To check that ns.uu.net can be reached from crab, we send five 56-byte packets with the following command:
% ping -s ns.uu.net 56 5
PING ns.uu.net: 56 data bytes
64 bytes from ns.uu.net (137.39.1.3): icmp_seq=0. time=32.8 ms
64 bytes from ns.uu.net (137.39.1.3): icmp_seq=1. time=15.3 ms
64 bytes from ns.uu.net (137.39.1.3): icmp_seq=2. time=13.1 ms
64 bytes from ns.uu.net (137.39.1.3): icmp_seq=3. time=32.4 ms
64 bytes from ns.uu.net (137.39.1.3): icmp_seq=4. time=28.1 ms
----ns.uu.net PING Statistics----
5 packets transmitted, 5 packets received, 0% packet loss
round trip (ms) min/avg/max = 13.1/24.3/32.8
The -s option is included because crab is a Solaris workstation, and we want packet-by-packet statistics. Without the -s option, Sun's ping command prints only a summary line saying "ns.uu.net is alive." Other ping implementations do not require the -s option; they display the statistics by default, as the Linux example below shows:
$ ping -c5 ns.uu.net
PING ns.uu.net (137.39.1.3) from 172.16.12.3 : 56(84) bytes of data.
64 bytes from ns.UU.NET (137.39.1.3): icmp_seq=0 ttl=244 time=98.283 msec
64 bytes from ns.UU.NET (137.39.1.3): icmp_seq=1 ttl=244 time=94.114 msec
64 bytes from ns.UU.NET (137.39.1.3): icmp_seq=2 ttl=244 time=66.565 msec
64 bytes from ns.UU.NET (137.39.1.3): icmp_seq=3 ttl=244 time=24.301 msec
64 bytes from ns.UU.NET (137.39.1.3): icmp_seq=4 ttl=244 time=37.060 msec
--- ns.uu.net ping statistics ---
5 packets transmitted, 5 packets received, 0% packet loss
round trip min/avg/max/mdev = 24.301/64.064/98.283/29.634 ms
Both tests show a good wide area network link to ns.uu.net with no packet loss and a fast response. The round trip between almond and ns.uu.net took an average of only 24.3 milliseconds. A small packet loss, and a round trip time an order of magnitude higher, would not be abnormal for a connection made across a wide area network. The statistics displayed by the ping command can indicate low-level network problems. The key statistics are:
The sequence in which the packets are arriving, as shown by the ICMP sequence number (icmp_seq) displayed for each packet.
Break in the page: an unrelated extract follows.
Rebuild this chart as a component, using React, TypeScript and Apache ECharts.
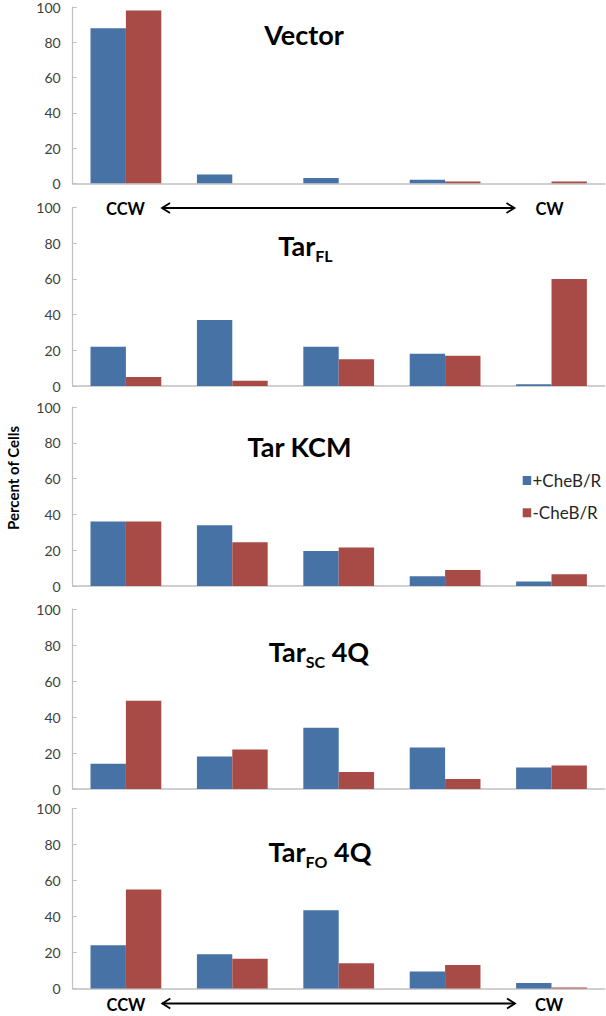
import React, { useEffect, useRef } from "react";
import * as echarts from "echarts";

// ---- data ----
const categories = ["bin1", "bin2", "bin3", "bin4", "bin5"];
const seriesNames = ["+CheB/R", "-CheB/R"];
const yTicks = [0, 20, 40, 60, 80, 100];

const vectorPlus = [88, 5, 3, 2, 0];
const vectorMinus = [98, 0, 0, 1, 1];
const tarFLPlus = [22, 37, 22, 18, 1];
const tarFLMinus = [5, 3, 15, 17, 60];
const tarKCMPlus = [36, 34, 19.5, 5.5, 2.5];
const tarKCMMinus = [36, 24.5, 21.5, 9, 6.5];
const tarSCPlus = [14, 18, 34, 23, 12];
const tarSCMinus = [49, 22, 9.5, 5.5, 13];
const tarFOPlus = [24, 19, 43.5, 9.5, 3];
const tarFOMinus = [55, 16.5, 14, 13, 0.5];

const panelTitles = ["{m|Vector}", "{m|Tar}{s|FL}", "{m|Tar KCM}", "{m|Tar}{s|SC}{m| 4Q}", "{m|Tar}{s|FO}{m| 4Q}"];
const yAxisName = "Percent of Cells";
const directionLabels = ["CCW", "CW"];

// ---- layout ----
const layout = [
  { top: 3.3, height: 180, titleX: 304, titleY: 34 },
  { top: 207.5, height: 178.5, titleX: 305.5, titleY: 245 },
  { top: 407, height: 179, titleX: 299.5, titleY: 446 },
  { top: 609, height: 180, titleX: 319, titleY: 651 },
  { top: 808.5, height: 180, titleX: 320, titleY: 851.5 },
];

const BLUE = "#4672A6";
const RED = "#A84A45";
const FONT = "Lato";

export default function App() {
  const ref = useRef<HTMLDivElement>(null);

  useEffect(() => {
    if (!ref.current) return;
    const chart = echarts.init(ref.current, null, { renderer: "svg" });
    const plusData = [vectorPlus, tarFLPlus, tarKCMPlus, tarSCPlus, tarFOPlus];
    const minusData = [vectorMinus, tarFLMinus, tarKCMMinus, tarSCMinus, tarFOMinus];

    const grids = layout.map((l) => ({ left: 72.7, width: 532, top: l.top, height: l.height }));
    const xAxes = layout.map((_, i) => ({
      gridIndex: i,
      type: "category",
      data: categories,
      axisLine: { show: true, lineStyle: { color: "#c0c0c0", width: 1.5 } },
      axisTick: { show: false },
      axisLabel: { show: false },
      splitLine: { show: false },
    }));
    const yAxes = layout.map((_, i) => ({
      gridIndex: i,
      type: "value",
      min: yTicks[0],
      max: yTicks[yTicks.length - 1],
      interval: yTicks[1] - yTicks[0],
      axisLine: { show: true, lineStyle: { color: "#c0c0c0", width: 1.2 } },
      axisTick: { show: true, inside: true, length: 4, lineStyle: { color: "#c0c0c0" } },
      axisLabel: { fontSize: 14, color: "#404040", fontFamily: FONT, margin: 12 },
      splitLine: { show: false },
    }));
    const series: any[] = [];
    layout.forEach((_, i) => {
      series.push({
        type: "bar",
        name: seriesNames[0],
        xAxisIndex: i,
        yAxisIndex: i,
        data: plusData[i],
        itemStyle: { color: BLUE },
        barGap: "0%",
        barCategoryGap: "33.5%",
      });
      series.push({
        type: "bar",
        name: seriesNames[1],
        xAxisIndex: i,
        yAxisIndex: i,
        data: minusData[i],
        itemStyle: { color: RED },
        barGap: "0%",
        barCategoryGap: "33.5%",
      });
    });

    const titleRich = {
      m: { fontSize: 27, fontWeight: "bold", fontFamily: FONT, color: "#000", lineHeight: 36 },
      s: { fontSize: 16, fontWeight: "bold", fontFamily: FONT, color: "#000", lineHeight: 18, verticalAlign: "bottom" },
    };
    const titles = layout.map((l, i) => ({
      type: "text",
      x: l.titleX,
      y: l.titleY - 18,
      style: { text: panelTitles[i], rich: titleRich, align: "center", verticalAlign: "top" },
    }));

    const arrowRow = (y: number, ccwX: number, cwX: number, x1: number, x2: number) => [
      {
        type: "text",
        x: ccwX,
        y: y,
        style: {
          text: directionLabels[0],
          font: `bold 16.5px ${FONT}`,
          fill: "#000",
          align: "center",
          verticalAlign: "middle",
        },
      },
      {
        type: "text",
        x: cwX,
        y: y,
        style: {
          text: directionLabels[1],
          font: `bold 16.5px ${FONT}`,
          fill: "#000",
          align: "center",
          verticalAlign: "middle",
        },
      },
      { type: "line", shape: { x1: x1, y1: y - 1, x2: x2, y2: y - 1 }, style: { stroke: "#000", lineWidth: 1.8 } },
      {
        type: "polyline",
        shape: { points: [[x1 + 8, y - 6], [x1, y - 1], [x1 + 8, y + 4]] },
        style: { stroke: "#000", lineWidth: 1.8, fill: null },
      },
      {
        type: "polyline",
        shape: { points: [[x2 - 8, y - 6], [x2, y - 1], [x2 - 8, y + 4]] },
        style: { stroke: "#000", lineWidth: 1.8, fill: null },
      },
    ];

    const legend = [
      { type: "rect", shape: { x: 522.7, y: 476, width: 8.5, height: 9 }, style: { fill: BLUE } },
      { type: "rect", shape: { x: 522.7, y: 508.3, width: 8.5, height: 9 }, style: { fill: RED } },
      {
        type: "text",
        x: 532.5,
        y: 480.5,
        style: { text: seriesNames[0], font: `17px ${FONT}`, fill: "#262626", align: "left", verticalAlign: "middle" },
      },
      {
        type: "text",
        x: 532.5,
        y: 512.8,
        style: { text: seriesNames[1], font: `17px ${FONT}`, fill: "#262626", align: "left", verticalAlign: "middle" },
      },
    ];

    const yName = {
      type: "text",
      x: 12.5,
      y: 478,
      rotation: Math.PI / 2,
      style: { text: yAxisName, font: `bold 15px ${FONT}`, fill: "#000", align: "center", verticalAlign: "middle" },
    };

    chart.setOption({
      animation: false,
      backgroundColor: "#fff",
      grid: grids,
      xAxis: xAxes,
      yAxis: yAxes,
      series,
      graphic: [
        ...titles,
        ...arrowRow(209, 125.5, 549.5, 162, 514.5),
        ...arrowRow(1004.5, 126, 549, 162.3, 515),
        ...legend,
        yName,
      ],
    });
    return () => chart.dispose();
  }, []);

  return (
    <div
      ref={ref}
      style={{ position: "absolute", left: 0, top: 0, width: 606, height: 1016, background: "#fff" }}
    />
  );
}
How long it takes a packet to make the round trip, displayed in milliseconds after the string time=.
The percentage of packets lost, displayed in a summary line at the end of the ping output.
If the packet loss is high, the response time is very slow, or packets are arriving out of order, there could be a network hardware problem. If you see these conditions when communicating over great distances on a wide area network, there is nothing to worry about. TCP/IP was designed to deal with unreliable networks, and some wide area networks suffer a lot of packet loss. But if these problems are seen on a local area network, they indicate trouble.
On a local network cable segment, the round trip time should be near 0, there should be little or no packet loss, and the packets should arrive in order. If these things are not true, there is a problem with the network hardware. On an Ethernet, the problem could be improper cable termination, a bad cable segment, or a bad piece of "active" hardware, such as a hub, switch, or transceiver. Check the cable with a cable tester as described earlier. Good hubs and switches often have built-in diagnostic software that can be checked. Cheap hubs and transceivers may require the "brute force" method of disconnecting individual pieces of hardware until the problem goes away.
The results of a simple ping test, even if the ping is successful, can help you direct further testing toward the most likely causes of the problem. But other diagnostic tools are needed to examine the problem more closely and find the underlying cause.